> [DATA LINES]:
• • • •

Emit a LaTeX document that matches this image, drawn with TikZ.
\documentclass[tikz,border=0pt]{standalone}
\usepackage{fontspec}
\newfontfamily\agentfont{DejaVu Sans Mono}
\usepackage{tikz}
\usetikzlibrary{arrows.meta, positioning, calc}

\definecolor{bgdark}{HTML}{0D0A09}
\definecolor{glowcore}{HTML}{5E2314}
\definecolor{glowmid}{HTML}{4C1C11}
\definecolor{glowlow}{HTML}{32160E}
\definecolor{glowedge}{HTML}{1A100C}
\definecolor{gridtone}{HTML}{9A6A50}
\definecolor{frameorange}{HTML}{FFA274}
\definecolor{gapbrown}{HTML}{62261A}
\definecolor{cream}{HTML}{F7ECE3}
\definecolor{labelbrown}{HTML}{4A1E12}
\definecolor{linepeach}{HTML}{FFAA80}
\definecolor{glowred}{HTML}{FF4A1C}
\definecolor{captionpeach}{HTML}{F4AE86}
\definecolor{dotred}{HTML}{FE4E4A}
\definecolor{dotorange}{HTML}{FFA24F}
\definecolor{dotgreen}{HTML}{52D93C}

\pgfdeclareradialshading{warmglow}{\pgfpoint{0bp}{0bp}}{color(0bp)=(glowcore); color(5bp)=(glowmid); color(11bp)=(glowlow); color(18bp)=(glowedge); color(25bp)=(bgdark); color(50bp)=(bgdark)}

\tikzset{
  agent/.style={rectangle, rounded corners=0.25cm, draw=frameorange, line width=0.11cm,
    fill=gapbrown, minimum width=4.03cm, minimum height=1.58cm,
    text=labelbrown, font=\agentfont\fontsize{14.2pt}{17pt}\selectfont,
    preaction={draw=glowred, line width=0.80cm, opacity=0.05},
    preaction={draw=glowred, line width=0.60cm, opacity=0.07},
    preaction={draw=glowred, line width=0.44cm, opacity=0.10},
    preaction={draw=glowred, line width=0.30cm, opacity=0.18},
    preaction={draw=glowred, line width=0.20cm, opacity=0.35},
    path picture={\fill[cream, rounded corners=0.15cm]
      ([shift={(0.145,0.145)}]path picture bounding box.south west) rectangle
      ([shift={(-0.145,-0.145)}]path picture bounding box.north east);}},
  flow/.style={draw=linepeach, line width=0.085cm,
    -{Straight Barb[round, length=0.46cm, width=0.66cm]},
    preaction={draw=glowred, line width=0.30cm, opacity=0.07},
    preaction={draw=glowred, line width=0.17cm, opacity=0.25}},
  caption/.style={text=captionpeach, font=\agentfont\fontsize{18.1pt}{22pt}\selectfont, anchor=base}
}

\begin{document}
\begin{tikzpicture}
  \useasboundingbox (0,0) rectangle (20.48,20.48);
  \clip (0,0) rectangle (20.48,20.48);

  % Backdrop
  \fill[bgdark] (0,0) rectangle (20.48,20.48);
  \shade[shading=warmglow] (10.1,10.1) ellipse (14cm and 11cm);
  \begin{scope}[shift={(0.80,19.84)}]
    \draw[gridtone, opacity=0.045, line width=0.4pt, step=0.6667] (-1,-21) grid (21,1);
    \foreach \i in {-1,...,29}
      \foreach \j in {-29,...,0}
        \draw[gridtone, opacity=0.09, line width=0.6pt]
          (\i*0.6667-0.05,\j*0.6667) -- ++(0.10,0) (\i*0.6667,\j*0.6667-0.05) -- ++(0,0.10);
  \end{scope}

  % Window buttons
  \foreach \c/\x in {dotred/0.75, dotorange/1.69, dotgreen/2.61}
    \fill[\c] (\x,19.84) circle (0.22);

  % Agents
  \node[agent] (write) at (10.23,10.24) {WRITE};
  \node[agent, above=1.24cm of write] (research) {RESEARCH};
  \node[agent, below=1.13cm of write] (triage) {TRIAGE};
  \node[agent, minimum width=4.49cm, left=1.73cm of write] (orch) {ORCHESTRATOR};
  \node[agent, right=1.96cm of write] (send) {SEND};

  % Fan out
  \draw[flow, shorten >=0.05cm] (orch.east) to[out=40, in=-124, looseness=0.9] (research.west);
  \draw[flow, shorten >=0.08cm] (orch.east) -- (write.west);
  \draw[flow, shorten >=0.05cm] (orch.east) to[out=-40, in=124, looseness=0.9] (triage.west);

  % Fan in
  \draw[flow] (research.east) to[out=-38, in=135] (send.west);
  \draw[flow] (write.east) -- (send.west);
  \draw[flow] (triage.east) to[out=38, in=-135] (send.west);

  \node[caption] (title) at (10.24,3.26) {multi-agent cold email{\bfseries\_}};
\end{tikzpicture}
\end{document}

• • • •

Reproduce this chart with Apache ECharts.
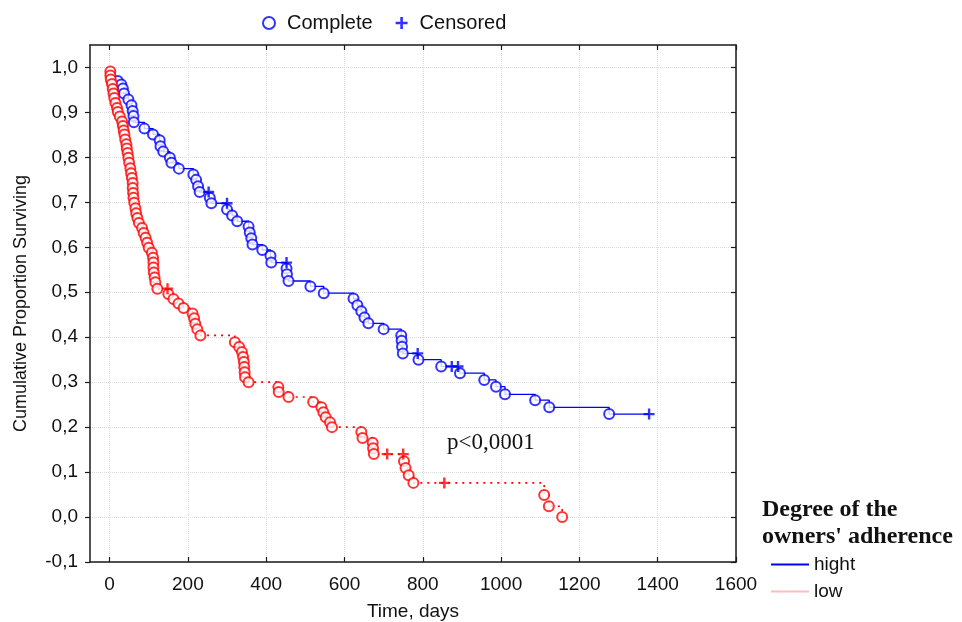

• • • •

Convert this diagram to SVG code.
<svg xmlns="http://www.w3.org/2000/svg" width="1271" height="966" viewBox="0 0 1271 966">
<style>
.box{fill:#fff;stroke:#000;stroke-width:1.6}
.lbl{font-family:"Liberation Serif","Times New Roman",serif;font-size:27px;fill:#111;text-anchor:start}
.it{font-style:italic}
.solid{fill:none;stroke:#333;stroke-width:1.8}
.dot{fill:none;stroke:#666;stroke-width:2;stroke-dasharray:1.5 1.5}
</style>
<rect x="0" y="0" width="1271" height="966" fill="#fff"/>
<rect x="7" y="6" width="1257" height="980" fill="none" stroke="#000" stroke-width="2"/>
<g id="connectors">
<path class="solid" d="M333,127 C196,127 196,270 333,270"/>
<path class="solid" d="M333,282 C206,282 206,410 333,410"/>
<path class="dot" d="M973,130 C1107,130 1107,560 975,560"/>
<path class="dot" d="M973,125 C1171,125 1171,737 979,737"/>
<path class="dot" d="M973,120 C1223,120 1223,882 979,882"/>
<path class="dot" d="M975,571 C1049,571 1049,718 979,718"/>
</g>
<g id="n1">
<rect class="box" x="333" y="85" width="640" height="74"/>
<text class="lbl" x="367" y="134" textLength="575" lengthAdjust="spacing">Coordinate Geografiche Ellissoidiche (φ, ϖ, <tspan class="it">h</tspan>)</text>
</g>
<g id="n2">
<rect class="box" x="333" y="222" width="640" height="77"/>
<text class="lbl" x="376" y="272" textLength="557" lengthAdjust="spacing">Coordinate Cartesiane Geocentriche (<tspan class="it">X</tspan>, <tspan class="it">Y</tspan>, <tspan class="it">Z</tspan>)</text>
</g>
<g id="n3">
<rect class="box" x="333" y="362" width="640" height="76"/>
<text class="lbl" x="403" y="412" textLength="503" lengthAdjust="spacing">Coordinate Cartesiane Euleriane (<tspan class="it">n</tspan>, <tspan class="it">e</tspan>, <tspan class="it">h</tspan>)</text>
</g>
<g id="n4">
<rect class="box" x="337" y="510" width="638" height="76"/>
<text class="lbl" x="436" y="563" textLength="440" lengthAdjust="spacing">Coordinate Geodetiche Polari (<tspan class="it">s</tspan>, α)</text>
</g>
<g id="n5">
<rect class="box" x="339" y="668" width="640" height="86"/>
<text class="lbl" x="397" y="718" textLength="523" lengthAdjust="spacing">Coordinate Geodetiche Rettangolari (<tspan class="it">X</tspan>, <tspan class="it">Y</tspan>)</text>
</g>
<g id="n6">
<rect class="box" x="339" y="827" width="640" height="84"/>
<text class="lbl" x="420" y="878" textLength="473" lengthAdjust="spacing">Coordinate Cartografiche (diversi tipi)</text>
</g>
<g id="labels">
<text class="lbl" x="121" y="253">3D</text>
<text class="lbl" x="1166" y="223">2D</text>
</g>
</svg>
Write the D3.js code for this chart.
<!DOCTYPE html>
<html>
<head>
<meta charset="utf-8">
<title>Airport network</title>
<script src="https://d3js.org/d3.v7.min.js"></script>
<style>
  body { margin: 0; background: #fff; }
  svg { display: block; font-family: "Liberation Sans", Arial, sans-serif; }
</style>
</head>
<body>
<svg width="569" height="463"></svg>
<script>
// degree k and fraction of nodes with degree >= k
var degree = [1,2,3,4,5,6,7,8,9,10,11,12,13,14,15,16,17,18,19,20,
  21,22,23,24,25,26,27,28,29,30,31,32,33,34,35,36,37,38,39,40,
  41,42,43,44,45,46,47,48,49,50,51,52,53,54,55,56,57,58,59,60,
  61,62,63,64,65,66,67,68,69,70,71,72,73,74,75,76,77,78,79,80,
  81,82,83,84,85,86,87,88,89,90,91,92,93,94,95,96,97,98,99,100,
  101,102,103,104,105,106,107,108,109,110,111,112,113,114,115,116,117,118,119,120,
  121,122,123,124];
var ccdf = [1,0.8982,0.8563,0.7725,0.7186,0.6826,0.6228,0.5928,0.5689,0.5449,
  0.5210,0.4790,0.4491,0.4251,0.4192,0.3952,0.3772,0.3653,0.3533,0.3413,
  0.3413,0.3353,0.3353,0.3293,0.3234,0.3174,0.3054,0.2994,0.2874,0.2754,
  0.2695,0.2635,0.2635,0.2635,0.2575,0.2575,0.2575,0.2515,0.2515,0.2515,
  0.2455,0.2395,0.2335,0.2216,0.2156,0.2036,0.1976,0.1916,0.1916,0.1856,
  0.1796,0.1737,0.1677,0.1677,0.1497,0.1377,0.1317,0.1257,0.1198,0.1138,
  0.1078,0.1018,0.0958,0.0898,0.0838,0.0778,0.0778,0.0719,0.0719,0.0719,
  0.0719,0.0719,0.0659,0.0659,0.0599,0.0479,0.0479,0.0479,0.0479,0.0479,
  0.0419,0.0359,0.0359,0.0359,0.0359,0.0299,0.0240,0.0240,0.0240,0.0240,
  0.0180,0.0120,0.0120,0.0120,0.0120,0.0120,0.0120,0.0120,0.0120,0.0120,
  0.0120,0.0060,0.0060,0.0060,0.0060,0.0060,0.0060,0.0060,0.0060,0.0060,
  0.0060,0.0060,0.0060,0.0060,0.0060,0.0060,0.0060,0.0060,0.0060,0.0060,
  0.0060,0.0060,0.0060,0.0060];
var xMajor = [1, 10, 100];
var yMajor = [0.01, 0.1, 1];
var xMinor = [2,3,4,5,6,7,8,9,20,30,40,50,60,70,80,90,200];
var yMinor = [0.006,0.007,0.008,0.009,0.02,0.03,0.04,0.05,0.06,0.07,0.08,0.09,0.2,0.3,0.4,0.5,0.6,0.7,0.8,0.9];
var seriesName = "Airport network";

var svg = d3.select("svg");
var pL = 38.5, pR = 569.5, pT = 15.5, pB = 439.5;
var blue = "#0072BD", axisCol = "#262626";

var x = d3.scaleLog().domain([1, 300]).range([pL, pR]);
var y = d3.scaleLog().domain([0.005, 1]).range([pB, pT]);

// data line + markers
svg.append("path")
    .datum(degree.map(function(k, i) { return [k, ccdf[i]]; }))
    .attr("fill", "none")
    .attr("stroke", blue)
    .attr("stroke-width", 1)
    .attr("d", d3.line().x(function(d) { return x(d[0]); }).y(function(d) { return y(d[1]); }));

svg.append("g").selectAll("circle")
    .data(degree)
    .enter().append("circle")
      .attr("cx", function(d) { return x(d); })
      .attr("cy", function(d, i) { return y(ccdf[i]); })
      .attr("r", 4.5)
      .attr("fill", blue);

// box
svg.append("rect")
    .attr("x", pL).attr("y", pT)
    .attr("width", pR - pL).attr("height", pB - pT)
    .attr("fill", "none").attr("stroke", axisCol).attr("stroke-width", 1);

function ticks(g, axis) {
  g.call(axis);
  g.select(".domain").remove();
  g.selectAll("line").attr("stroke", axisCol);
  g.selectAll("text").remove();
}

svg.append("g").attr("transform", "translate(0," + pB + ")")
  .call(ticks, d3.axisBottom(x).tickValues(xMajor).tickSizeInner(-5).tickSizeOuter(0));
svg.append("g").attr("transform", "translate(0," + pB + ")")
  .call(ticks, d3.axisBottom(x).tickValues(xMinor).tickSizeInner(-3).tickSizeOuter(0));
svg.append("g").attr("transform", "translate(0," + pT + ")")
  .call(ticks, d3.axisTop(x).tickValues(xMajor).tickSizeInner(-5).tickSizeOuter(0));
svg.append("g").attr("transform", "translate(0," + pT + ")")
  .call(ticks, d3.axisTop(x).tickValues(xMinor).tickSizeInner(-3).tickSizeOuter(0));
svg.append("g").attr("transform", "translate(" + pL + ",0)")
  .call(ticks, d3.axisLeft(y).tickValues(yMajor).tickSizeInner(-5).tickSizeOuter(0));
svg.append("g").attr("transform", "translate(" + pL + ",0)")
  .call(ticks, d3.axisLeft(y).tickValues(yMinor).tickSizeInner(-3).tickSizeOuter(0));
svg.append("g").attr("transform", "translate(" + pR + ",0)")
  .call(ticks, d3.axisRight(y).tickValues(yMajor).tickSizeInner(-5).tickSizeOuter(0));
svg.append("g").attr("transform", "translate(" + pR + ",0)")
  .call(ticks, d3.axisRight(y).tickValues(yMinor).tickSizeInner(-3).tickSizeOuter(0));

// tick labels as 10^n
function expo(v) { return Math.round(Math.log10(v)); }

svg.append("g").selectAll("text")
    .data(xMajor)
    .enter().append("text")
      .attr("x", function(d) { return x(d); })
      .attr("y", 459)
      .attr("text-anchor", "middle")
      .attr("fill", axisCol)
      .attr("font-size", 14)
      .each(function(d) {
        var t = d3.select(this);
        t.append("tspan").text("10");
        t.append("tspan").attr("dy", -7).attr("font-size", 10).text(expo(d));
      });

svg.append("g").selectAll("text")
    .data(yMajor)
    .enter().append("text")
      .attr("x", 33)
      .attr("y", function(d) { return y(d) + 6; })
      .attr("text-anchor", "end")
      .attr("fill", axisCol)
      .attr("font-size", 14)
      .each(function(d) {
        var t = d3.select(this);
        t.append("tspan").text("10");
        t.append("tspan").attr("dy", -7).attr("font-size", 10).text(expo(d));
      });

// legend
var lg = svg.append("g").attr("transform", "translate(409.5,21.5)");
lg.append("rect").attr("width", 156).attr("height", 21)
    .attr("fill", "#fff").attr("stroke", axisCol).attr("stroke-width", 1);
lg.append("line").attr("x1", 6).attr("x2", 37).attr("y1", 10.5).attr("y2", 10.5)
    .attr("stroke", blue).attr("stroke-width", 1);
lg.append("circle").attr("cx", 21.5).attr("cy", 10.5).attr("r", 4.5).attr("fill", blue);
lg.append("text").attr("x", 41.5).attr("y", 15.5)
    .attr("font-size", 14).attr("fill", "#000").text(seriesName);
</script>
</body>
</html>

• • • •

> [WHAT TO WORK ON]: Pull out all lines containing the word "chart" from the entries above.

> [WRITTEN SOLUTION]:
Reproduce this chart with Apache ECharts.
Write the D3.js code for this chart.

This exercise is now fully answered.